The recent tribunal dismissal of the LP presidential candidate Peter Obi’s case led to an appeal at the Supreme Court. Do you think he can win his mandate back, or should he heed the advice of those suggesting he shouldn’t appeal?

I’m skeptical about Peter Obi’s chances of success at the Supreme Court. From what I’ve seen and heard, the tribunal’s judgment was deemed solid. To prove a mandate was stolen, one must provide compelling evidence beyond a reasonable doubt. It appears that Peter Obi struggled to do so. The Supreme Court is unlikely to overturn the tribunal’s decision, so I consider the appeal an exercise in futility.

The removal of fuel subsidy has brought hardship to many Nigerians, despite the introduction of palliatives by the Federal Government. Do you believe these measures are sufficient to alleviate the impact of subsidy removal?

The abrupt removal of fuel subsidy caused significant hardships, especially for those at the lower end of the socioeconomic spectrum. Such decisions should involve thorough debate and preparation to soften the blow on citizens. While the government introduced palliatives, they must recognize that these measures may not fully alleviate the suffering. A more gradual and transparent approach to subsidy removal would have been preferable.

What are your thoughts on Governor Biodun Oyebanji’s performance in his first 100 days in office in Ekiti State?

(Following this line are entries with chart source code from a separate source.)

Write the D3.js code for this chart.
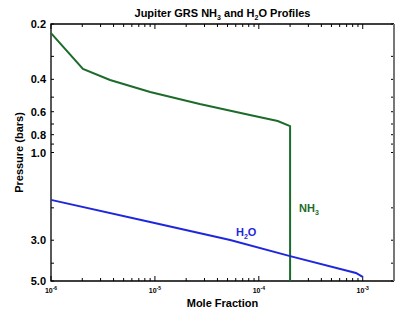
<!DOCTYPE html>
<html>
<head>
<meta charset="utf-8">
<script src="https://cdn.jsdelivr.net/npm/d3@7"></script>
<style>
  body { margin: 0; background: #fff; }
  text { font-family: "Liberation Sans", Arial, sans-serif; font-weight: bold; }
</style>
</head>
<body>
<div id="chart"></div>
<script>
// NH3 profile: mole fraction vs pressure (bars)
var nh3X = [1e-6, 2.03e-6, 3.7e-6, 9e-6, 2.7e-5, 8.2e-5, 1.52e-4, 2e-4, 2e-4]
var nh3P = [0.224, 0.351, 0.403, 0.469, 0.545, 0.625, 0.674, 0.718, 5.0]

// H2O profile
var h2oX = [1e-6, 9e-6, 5.3e-5, 2e-4, 8.6e-4, 1e-3]
var h2oP = [1.81, 2.39, 2.99, 3.66, 4.52, 4.75]

var xDecades = [-6, -5, -4, -3]
var yTicks = [0.2, 0.3, 0.4, 0.5, 0.6, 0.7, 0.8, 0.9, 1.0, 2.0, 3.0, 4.0, 5.0]
var yLabels = [0.2, 0.4, 0.6, 0.8, 1.0, 3.0, 5.0]

var W = 408, H = 311
var m = {top: 24, left: 51, right: 14, bottom: 30}
var green = '#1d6b2b', blue = '#1f27dd'

var svg = d3.select('#chart').append('svg').attr('width', W).attr('height', H)

var x = d3.scaleLog().domain([1e-6, 2e-3]).range([m.left, W - m.right])
var y = d3.scaleLog().domain([0.2, 5.0]).range([m.top, H - m.bottom])

var x0 = x.range()[0], x1 = x.range()[1], y0 = y.range()[0], y1 = y.range()[1]

// minor + major x ticks
var xTicks = []
xDecades.forEach(e => {
  d3.range(1, 10).forEach(k => {
    var v = k * Math.pow(10, e)
    if (v <= 2e-3) xTicks.push({v, major: k == 1})
  })
})
xTicks.push({v: 2e-3, major: false})

var g = svg.append('g')

xTicks.forEach(t => {
  var len = t.major ? 5 : 3
  g.append('line').attr('x1', x(t.v)).attr('x2', x(t.v)).attr('y1', y1).attr('y2', y1 - len)
    .attr('stroke', '#000').attr('stroke-width', 1)
  g.append('line').attr('x1', x(t.v)).attr('x2', x(t.v)).attr('y1', y0).attr('y2', y0 + len)
    .attr('stroke', '#000').attr('stroke-width', 1)
})

yTicks.forEach(v => {
  g.append('line').attr('x1', x0).attr('x2', x0 + 3).attr('y1', y(v)).attr('y2', y(v))
    .attr('stroke', '#000')
  g.append('line').attr('x1', x1).attr('x2', x1 - 3).attr('y1', y(v)).attr('y2', y(v))
    .attr('stroke', '#000')
})

// frame
g.append('path').attr('d', `M${x1},${y0}H${x0}V${y1}H${x1}`)
  .attr('fill', 'none').attr('stroke', '#000').attr('stroke-width', 1.3)
g.append('line').attr('x1', x1).attr('x2', x1).attr('y1', y0).attr('y2', y1)
  .attr('stroke', '#777').attr('stroke-width', 2)

// y labels
yLabels.forEach(v => {
  g.append('text').attr('x', x0 - 5).attr('y', y(v) + 4).attr('text-anchor', 'end')
    .attr('font-size', 11).text(d3.format('.1f')(v))
})

// x labels: 10^e
xDecades.forEach(e => {
  var t = g.append('text').attr('x', x(Math.pow(10, e))).attr('y', y1 + 12)
    .attr('text-anchor', 'middle').attr('font-size', 7)
  t.append('tspan').text('10')
  t.append('tspan').attr('dy', -3).attr('font-size', 5).text(e)
})

g.append('text').attr('x', (x0 + x1) / 2).attr('y', H - 4).attr('text-anchor', 'middle')
  .attr('font-size', 11).text('Mole Fraction')

g.append('text').attr('transform', `translate(23,${(y0 + y1) / 2}) rotate(-90)`)
  .attr('text-anchor', 'middle').attr('font-size', 11).text('Pressure (bars)')

// title
var title = g.append('text').attr('x', (x0 + x1) / 2).attr('y', 17).attr('text-anchor', 'middle')
  .attr('font-size', 11)
title.append('tspan').text('Jupiter GRS NH')
title.append('tspan').attr('dy', 3).attr('font-size', 7).text('3')
title.append('tspan').attr('dy', -3).text(' and H')
title.append('tspan').attr('dy', 3).attr('font-size', 7).text('2')
title.append('tspan').attr('dy', -3).text('O Profiles')

var line = d3.line().x(d => x(d[0])).y(d => y(d[1]))

g.append('path').datum(d3.zip(nh3X, nh3P)).attr('d', line)
  .attr('fill', 'none').attr('stroke', green).attr('stroke-width', 2)
g.append('path').datum(d3.zip(h2oX, h2oP)).attr('d', line)
  .attr('fill', 'none').attr('stroke', blue).attr('stroke-width', 2)

// series labels
var nl = g.append('text').attr('x', 299).attr('y', 212).attr('font-size', 11).attr('fill', green)
nl.append('tspan').text('NH')
nl.append('tspan').attr('dy', 3).attr('font-size', 7).text('3')

var hl = g.append('text').attr('x', 236).attr('y', 236).attr('font-size', 11).attr('fill', blue)
hl.append('tspan').text('H')
hl.append('tspan').attr('dy', 3).attr('font-size', 7).text('2')
hl.append('tspan').attr('dy', -3).text('O')
</script>
</body>
</html>
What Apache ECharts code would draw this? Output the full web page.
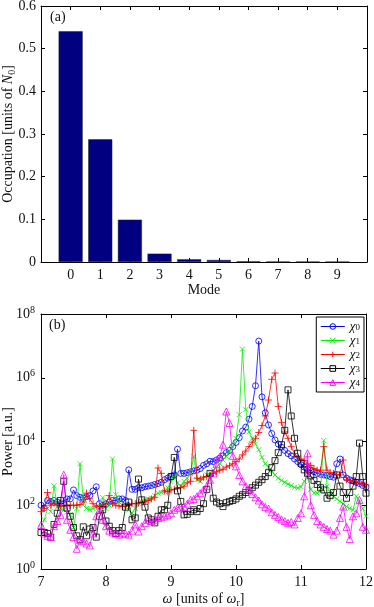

Governor Biodun Oyebanji appears to be on the right path, although it’s still early to make a definitive assessment. His initial actions are promising, and if he continues along this trajectory, he could deliver positive results for the state. It’s a hopeful sign that suggests better days may lie ahead.

Regarding the Bola Tinubu presidency and Atiku Abubakar’s appeal, what are your opinions on these political developments?

It seems that Atiku Abubakar’s numerous attempts at the presidency have reached their limit. His political journey, spanning several elections, suggests that the presidency may not be in the cards for him. On the other hand, Bola Ahmed Tinubu’s presidential bid appears to be meticulously planned and supported by a significant following. It appears that divine providence has played a role in Tinubu’s political journey, making his candidacy stand out.